OREANDA-NEWS. March 26, 2015. German bond yields fell on Wednesday as core government debt was buoyed by investors betting that continued low U.S. inflation might deter the Federal Reserve from hiking rates until later this year.

There was little market reaction to a closely watched survey on German business sentiment that provided further signs the euro zone's largest economy could be gaining momentum.

German 10-year yields, the benchmark for euro zone borrowing costs, were down 2 basis points at 0.22 percent. Yields on other top-rated bonds were 1-2 bps lower, as positive sentiment from the U.S. bond market spilled into Europe.

U.S. 10-year yields were back below 1.90 percent

as low inflation expectations persisted even after data on Tuesday showed consumer prices increased last month, ending three straight months of declines.

This has narrowed their yield premium over Bunds to 165 basis points from a historic peak of 189 bps hit two weeks ago when the European Central Bank kicked off its trillion euro quantitative easing programme. The Fed was then expected to start tightening its monetary policy from mid-year.

Treasuries have gained since last week after the Fed cut its inflation outlook and growth forecast. Although euro zone market measures of inflation expectations have picked up on the back of the ECB's QE programme, they still remain well under the central bank's target of just below 2 percent.

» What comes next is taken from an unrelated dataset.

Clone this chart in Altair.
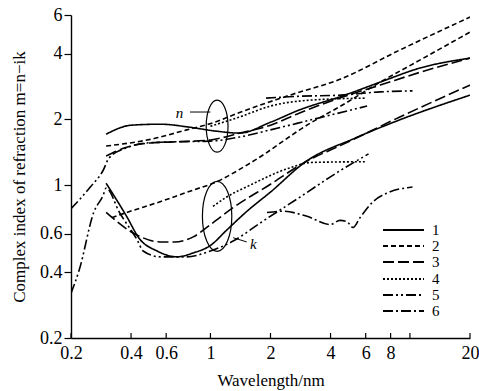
import altair as alt
import pandas as pd

curves = ["1", "2", "3", "4", "5", "6"]

c1n_x = [0.3, 0.4, 0.56, 0.79, 1.05, 1.4, 2.0, 2.8, 4.6, 7.1, 11.2, 20]
c1n_y = [1.71, 1.88, 1.90, 1.84, 1.77, 1.73, 1.94, 2.21, 2.56, 2.96, 3.43, 3.81]
c1k_x = [0.3, 0.38, 0.44, 0.54, 0.68, 0.82, 1.0, 1.2, 1.5, 2.0, 3.0, 5.3, 8.9, 20]
c1k_y = [1.02, 0.72, 0.57, 0.50, 0.47, 0.49, 0.53, 0.62, 0.75, 0.93, 1.28, 1.64, 1.99, 2.58]

c2n_x = [0.3, 0.5, 0.76, 1.05, 1.4, 2.5, 4.5, 8.9, 20]
c2n_y = [1.51, 1.62, 1.79, 1.94, 2.15, 2.58, 3.06, 4.15, 5.87]
c2k_x = [0.32, 0.38, 0.56, 0.82, 1.03, 1.58, 3.16, 4.5, 7.1, 11.2, 20]
c2k_y = [0.71, 0.75, 0.84, 0.95, 1.02, 1.26, 1.92, 2.30, 2.96, 3.73, 5.01]

c3n_x = [0.3, 0.38, 0.5, 0.7, 1.0, 1.4, 2.0, 2.8, 4.6, 7.1, 11.2, 20]
c3n_y = [1.36, 1.49, 1.56, 1.58, 1.61, 1.73, 1.88, 2.14, 2.53, 2.87, 3.28, 3.81]
c3k_x = [0.3, 0.43, 0.56, 0.66, 0.82, 1.0, 1.3, 2.0, 3.0, 4.5, 8.9, 20]
c3k_y = [0.75, 0.59, 0.55, 0.55, 0.58, 0.66, 0.79, 1.01, 1.28, 1.52, 2.05, 2.87]

c4n_x = [1.0, 1.4, 2.0, 3.2, 6.0]
c4n_y = [1.86, 2.05, 2.30, 2.45, 2.50]
c4k_x = [1.03, 1.2, 1.58, 2.5, 3.2, 6.0]
c4k_y = [0.80, 0.88, 1.00, 1.20, 1.27, 1.28]

c5n_x = [0.2, 0.25, 0.29, 0.31, 0.38, 0.48, 0.68, 1.0, 1.4, 2.0, 3.2, 6.1]
c5n_y = [0.78, 0.98, 1.17, 1.33, 1.48, 1.56, 1.58, 1.59, 1.66, 1.79, 1.99, 2.30]
c5k_x = [0.2, 0.22, 0.26, 0.29, 0.3, 0.35, 0.43, 0.46, 0.56, 0.76, 1.0, 1.3, 1.77, 2.8, 4.5, 6.2]
c5k_y = [0.32, 0.41, 0.75, 0.90, 0.97, 0.75, 0.56, 0.50, 0.47, 0.47, 0.50, 0.555, 0.67, 0.88, 1.17, 1.39]

c6n_x = [1.9, 2.8, 4.5, 7.1, 10.3]
c6n_y = [2.50, 2.55, 2.58, 2.67, 2.70]
c6k_x = [1.92, 2.3, 3.05, 3.98, 4.46, 4.84, 5.18, 5.62, 6.53, 7.67, 10.3]
c6k_y = [0.75, 0.76, 0.72, 0.66, 0.69, 0.68, 0.64, 0.71, 0.84, 0.92, 0.98]

x_ticks = [0.2, 0.4, 0.6, 1, 2, 4, 6, 8, 10, 20]
y_ticks = [0.2, 0.4, 0.6, 1, 2, 4, 6]

# annotation: ellipse centres and labels
ell_x = [1.08, 1.08]
ell_y = [1.86, 0.72]
lab_text = ["n", "k"]
lab_x = [0.70, 1.64]
lab_y = [2.14, 0.54]
ptr_x1 = [0.79, 1.30]
ptr_x2 = [1.00, 1.52]
ptr_y1 = [2.16, 0.575]
ptr_y2 = [2.16, 0.55]

# legend layout (pixel rows inside the plot area)
leg_row_px = [215, 231, 247, 264, 280, 296]

series = [
    ("1", "n", c1n_x, c1n_y), ("1", "k", c1k_x, c1k_y),
    ("2", "n", c2n_x, c2n_y), ("2", "k", c2k_x, c2k_y),
    ("3", "n", c3n_x, c3n_y), ("3", "k", c3k_x, c3k_y),
    ("4", "n", c4n_x, c4n_y), ("4", "k", c4k_x, c4k_y),
    ("5", "n", c5n_x, c5n_y), ("5", "k", c5k_x, c5k_y),
    ("6", "n", c6n_x, c6n_y), ("6", "k", c6k_x, c6k_y),
]
rows = []
for c, part, xs, ys in series:
    for x, y in zip(xs, ys):
        rows.append({"curve": c, "part": part, "wl": x, "v": y})
df = pd.DataFrame(rows)

FONT = "Liberation Serif"
xscale = alt.Scale(type="log", domain=[0.2, 20], nice=False)
yscale = alt.Scale(type="log", domain=[0.2, 6], nice=False)
dash_range = [[1, 0], [5, 3], [11, 4], [2, 2], [10, 3, 2, 3, 2, 3], [10, 3, 2, 3]]
dash_scale = alt.Scale(domain=curves, range=dash_range)

lines = alt.Chart(df).mark_line(
    color="black", strokeWidth=1.6, interpolate="monotone", clip=True
).encode(
    x=alt.X("wl:Q", scale=xscale, axis=alt.Axis(
        values=x_ticks, format="~g", labelFlush=False,
        labelExpr="datum.value == 10 ? '' : datum.label",
        tickSize=0, labelPadding=6, title="Wavelength/nm", titlePadding=10,
        grid=False)),
    y=alt.Y("v:Q", scale=yscale, axis=alt.Axis(
        values=y_ticks, format="~g", tickSize=7, labelPadding=2, labelFlush=False,
        title="Complex index of refraction m=n−ik", titlePadding=11,
        grid=False)),
    strokeDash=alt.StrokeDash("curve:N", scale=dash_scale, legend=None),
    detail="part:N",
    order="wl:Q",
)

tick_df = pd.DataFrame({"t": x_ticks})
xt = alt.Chart(tick_df).mark_rule(color="black", strokeWidth=1.2).encode(
    x=alt.X("t:Q", scale=xscale), y=alt.value(323), y2=alt.value(318)
)

ell_df = pd.DataFrame({"x": ell_x, "y": ell_y, "s": [2704, 4900]})
ell = alt.Chart(ell_df).mark_point(
    shape="M 0 -1 A 0.42 1 0 1 1 0 1 A 0.42 1 0 1 1 0 -1 Z",
    filled=False, color="black", strokeWidth=1.2, opacity=1
).encode(
    x=alt.X("x:Q", scale=xscale), y=alt.Y("y:Q", scale=yscale),
    size=alt.Size("s:Q", scale=None, legend=None)
)

lab_df = pd.DataFrame({"t": lab_text, "x": lab_x, "y": lab_y})
labs = alt.Chart(lab_df).mark_text(
    font=FONT, fontStyle="italic", fontSize=15, color="black"
).encode(x=alt.X("x:Q", scale=xscale), y=alt.Y("y:Q", scale=yscale), text="t:N")

ptr_df = pd.DataFrame({"x1": ptr_x1, "x2": ptr_x2, "y1": ptr_y1, "y2": ptr_y2})
ptr = alt.Chart(ptr_df).mark_rule(color="black", strokeWidth=1).encode(
    x=alt.X("x1:Q", scale=xscale), x2="x2:Q",
    y=alt.Y("y1:Q", scale=yscale), y2="y2:Q"
)

leg_df = pd.DataFrame({"curve": curves, "ly": leg_row_px})
leg_lines = alt.Chart(leg_df).mark_rule(color="black", strokeWidth=1.8).encode(
    x=alt.value(312), x2=alt.value(353),
    y=alt.Y("ly:Q", scale=None, axis=None),
    strokeDash=alt.StrokeDash("curve:N", scale=dash_scale, legend=None),
)
leg_text = alt.Chart(leg_df).mark_text(
    font=FONT, fontSize=15, color="black", align="left", baseline="middle"
).encode(
    x=alt.value(361),
    y=alt.Y("ly:Q", scale=None, axis=None),
    text="curve:N",
)

chart = alt.layer(lines, xt, ell, labs, ptr, leg_lines, leg_text).properties(
    width=399, height=323,
    autosize=alt.AutoSizeParams(type="none"),
    padding={"left": 71, "top": 15, "right": 9, "bottom": 53},
).configure_view(stroke=None).configure_axis(
    labelFont=FONT, titleFont=FONT, labelFontSize=18, titleFontSize=17,
    labelColor="black", titleColor="black", titleFontWeight="normal",
    domainColor="black", domainWidth=1.4, tickColor="black", tickWidth=1.2
)

chart.save("out.html", embed_options={"renderer": "svg", "actions": False})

"For sure inflation will remain relatively low in Europe and in the U.S. as well...The rally in the U.S. is rather at the long end of the curve. This offers some support to the long end of government bonds in Europe as well," said Patrick Jacq, a BNP Paribas strategist.

CONSOLIDATION

Jacq said euro zone markets were also consolidating hefty gains from the past few weeks as investors in the run-up to the start of the ECB's asset purchase programme on March 9.

Yields on Spanish and Italian 10-year bonds were a touch higher at 1.34 percent and 1.31 percent , respectively, as the market braced for more debt supply from Italy on Thursday. Spain sold a new 15-year inflation-linked bond on Tuesday.

After Easter, the first quarter ends and central bank purchases pick up pace, bonds issued by the euro zone's weaker economies are expected to resume the rally which took borrowing costs to fresh record lows.

Focus also remains on Greece, which has promised to deliver reform plans to its euro zone creditors by Monday to unlock funds it urgently needs to avert bankruptcy.

Optimism that Athens can secure the money before state coffers run dry has provided some relief for its debt and stock markets. Greek yields were slightly lower.

The ECB has told its banks not to increase their holdings of Greek debt, including Treasury bills.